THE COMPANY OF FRIENDS

A Story of Crime and Corruption in Politics

by Tony Manera

Pub Date: May 22nd, 2014
ISBN: 978-1499647556
Publisher: CreateSpace

Manera’s novel extrapolates the corrosive effects of big money in electoral politics and winds up with the assassination of a sitting U.S. president.
Former esteemed jurist and newly elected President Elizabeth Stone is riding high after winning the White House as an independent candidate and successfully pushing through a Constitutional amendment giving the chief executive the line item veto. Then, strolling along the beach with the Canadian prime minister, she and five Secret Service agents are mercilessly gunned down. Manera’s thinly veiled polemic against Washington, D.C.’s stagnant status quo starts out promisingly enough, as the authorities immediately set out to hunt down the heartless shooter. Early suspects briefly include the slain president’s historian hubby as well as her ambitious vice president. But before things get too interesting, the authorities have their man: Karl Schmidt, a vengeful small-time crook who happened to end up on the wrong side of Elizabeth Stone’s gavel when she was still on the bench.
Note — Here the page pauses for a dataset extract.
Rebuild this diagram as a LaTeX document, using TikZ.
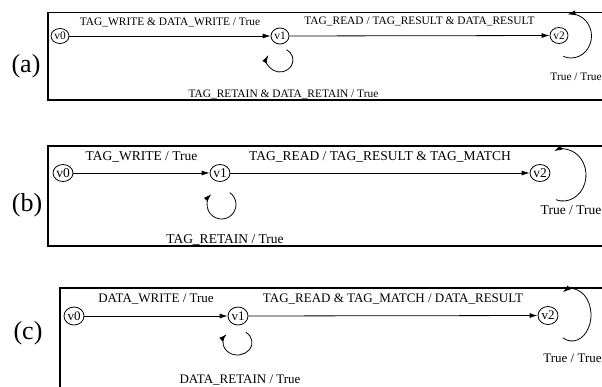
\documentclass[tikz,border=0pt]{standalone}
\usepackage{fontspec}
\setmainfont{Liberation Serif}
\usetikzlibrary{arrows.meta,shapes.geometric}
\begin{document}
\begin{tikzpicture}[x=1pt,y=1pt,
  frame/.style={line width=1.8pt},
  state/.style={draw, ellipse, line width=0.8pt, inner sep=0pt,
    minimum width=19pt, minimum height=17pt},
  trans/.style={line width=0.8pt, -{Latex[length=8pt,width=5pt]}},
  lbl/.style={anchor=base, inner sep=0pt},
  tag/.style={font=\fontsize{26}{28}\selectfont, inner sep=0pt}]
\useasboundingbox (0,0) rectangle (602,-386);
\clip (0,0) rectangle (602,-386);

% ---------- (a) ----------
\node[tag] (la) at (26,-66) {(a)};
\draw[frame] (604,-12.5) -- (48,-12.5) -- (48,-100) -- (604,-100);
\begin{scope}[font=\fontsize{11.4}{13}\selectfont]
  \node[state, minimum width=18pt, minimum height=15pt] (a0) at (60,-36) {v0};
  \node[state, minimum width=18pt, minimum height=16pt] (a1) at (280,-36) {v1};
  \node[state, minimum width=18pt, minimum height=16pt] (a2) at (559,-35.5) {v2};
  \draw[trans] (a0) -- node[midway, lbl, yshift=11pt] {TAG\_WRITE \& DATA\_WRITE / True} (a1);
  \draw[trans] (a1) -- node[midway, lbl, yshift=11pt] {TAG\_READ / TAG\_RESULT \& DATA\_RESULT} (a2);
  \coordinate (a1c) at (280,-60);
  \draw[trans] ([shift={(60:13pt and 12pt)}]a1c)
    arc[start angle=60, end angle=-205, x radius=13pt, y radius=12pt];
  \coordinate (a2c) at (571,-36);
  \draw[trans] ([shift={(-112:20.5pt and 22pt)}]a2c)
    arc[start angle=-112, end angle=100, x radius=20.5pt, y radius=22pt];
  \node[lbl] (a1l) at (283.5,-97) {TAG\_RETAIN \& DATA\_RETAIN / True};
  \node[lbl] (a2l) at (576,-80.5) {True / True};
\end{scope}

% ---------- (b) ----------
\node[tag] (lb) at (27,-205) {(b)};
\draw[frame] (604,-146) -- (48,-146) -- (48,-246) -- (604,-246);
\begin{scope}[font=\fontsize{13.5}{15}\selectfont]
  \node[state, minimum width=20pt] (b0) at (63,-173) {v0};
  \node[state, minimum width=20pt] (b1) at (220,-173) {v1};
  \node[state, minimum width=20pt] (b2) at (540,-173) {v2};
  \draw[trans] (b0) -- node[midway, lbl, yshift=13pt] {TAG\_WRITE / True} (b1);
  \draw[trans] (b1) -- node[midway, lbl, yshift=13pt] {TAG\_READ / TAG\_RESULT \& TAG\_MATCH} (b2);
  \coordinate (b1c) at (221.5,-204.5);
  \draw[trans] ([shift={(55:14.5pt and 14.5pt)}]b1c)
    arc[start angle=55, end angle=-226, x radius=14.5pt, y radius=14.5pt];
  \coordinate (b2c) at (563,-175);
  \draw[trans] ([shift={(-108:23pt and 26pt)}]b2c)
    arc[start angle=-108, end angle=113, x radius=23pt, y radius=26pt];
  \node[lbl] (b1l) at (225,-243) {TAG\_RETAIN / True};
  \node[lbl] (b2l) at (571,-214) {True / True};
\end{scope}

% ---------- (c) ----------
\node[tag] (lc) at (28,-333) {(c)};
\draw[frame] (604,-288) -- (60,-288) -- (60,-390);
\begin{scope}[font=\fontsize{13}{15}\selectfont]
  \node[state, minimum width=20pt, minimum height=18pt] (c0) at (74,-316) {v0};
  \node[state, minimum width=20pt, minimum height=18pt] (c1) at (238,-316) {v1};
  \node[state, minimum width=20pt, minimum height=18pt] (c2) at (548,-315.5) {v2};
  \draw[trans] (c0) -- node[midway, lbl, yshift=13.5pt] {DATA\_WRITE / True} (c1);
  \draw[trans] (c1) -- node[midway, lbl, yshift=13.5pt] {TAG\_READ \& TAG\_MATCH / DATA\_RESULT} (c2);
  \coordinate (c1c) at (237.5,-342.5);
  \draw[trans] ([shift={(55:14.5pt and 12.5pt)}]c1c)
    arc[start angle=55, end angle=-222, x radius=14.5pt, y radius=12.5pt];
  \coordinate (c2c) at (572,-315);
  \draw[trans] ([shift={(-119:19pt and 26pt)}]c2c)
    arc[start angle=-119, end angle=119, x radius=19pt, y radius=26pt];
  \node[lbl] (c1l) at (240,-383) {DATA\_RETAIN / True};
  \node[lbl] (c2l) at (572.5,-362) {True / True};
\end{scope}
\end{tikzpicture}
\end{document}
That Schmidt did the dirty deed is never in question, but George Baker, a dedicated FBI agent, believes somebody—or some persons—put him up to it. Enter the Company of Friends, a secretive Star Chamber–like institution bent on inflating their already piggish coffers by any means necessary. If that means offing the POTUS, then so be it. Readers already fed up with the influence of money in American democracy will sadly not find any of this too outlandish; that doesn’t mean they are likely to find it compelling, though. The narrative’s backward-facing plot relies too heavily on expository passages to explain events when it should be engaging in real action: “Liz realized that if she was going to dramatically reduce wasteful government spending, as she had promised during the campaign, she would need the authority to veto specific expenditures included in the annual budget passed by Congress.” Characters are similarly wooden and difficult to care about, while the foregone conclusion involving the Friends’ comeuppance is hardly revelatory.

A crime-of-the-century plot that, while making a good case for getting money out of politics, struggles to generate real drama.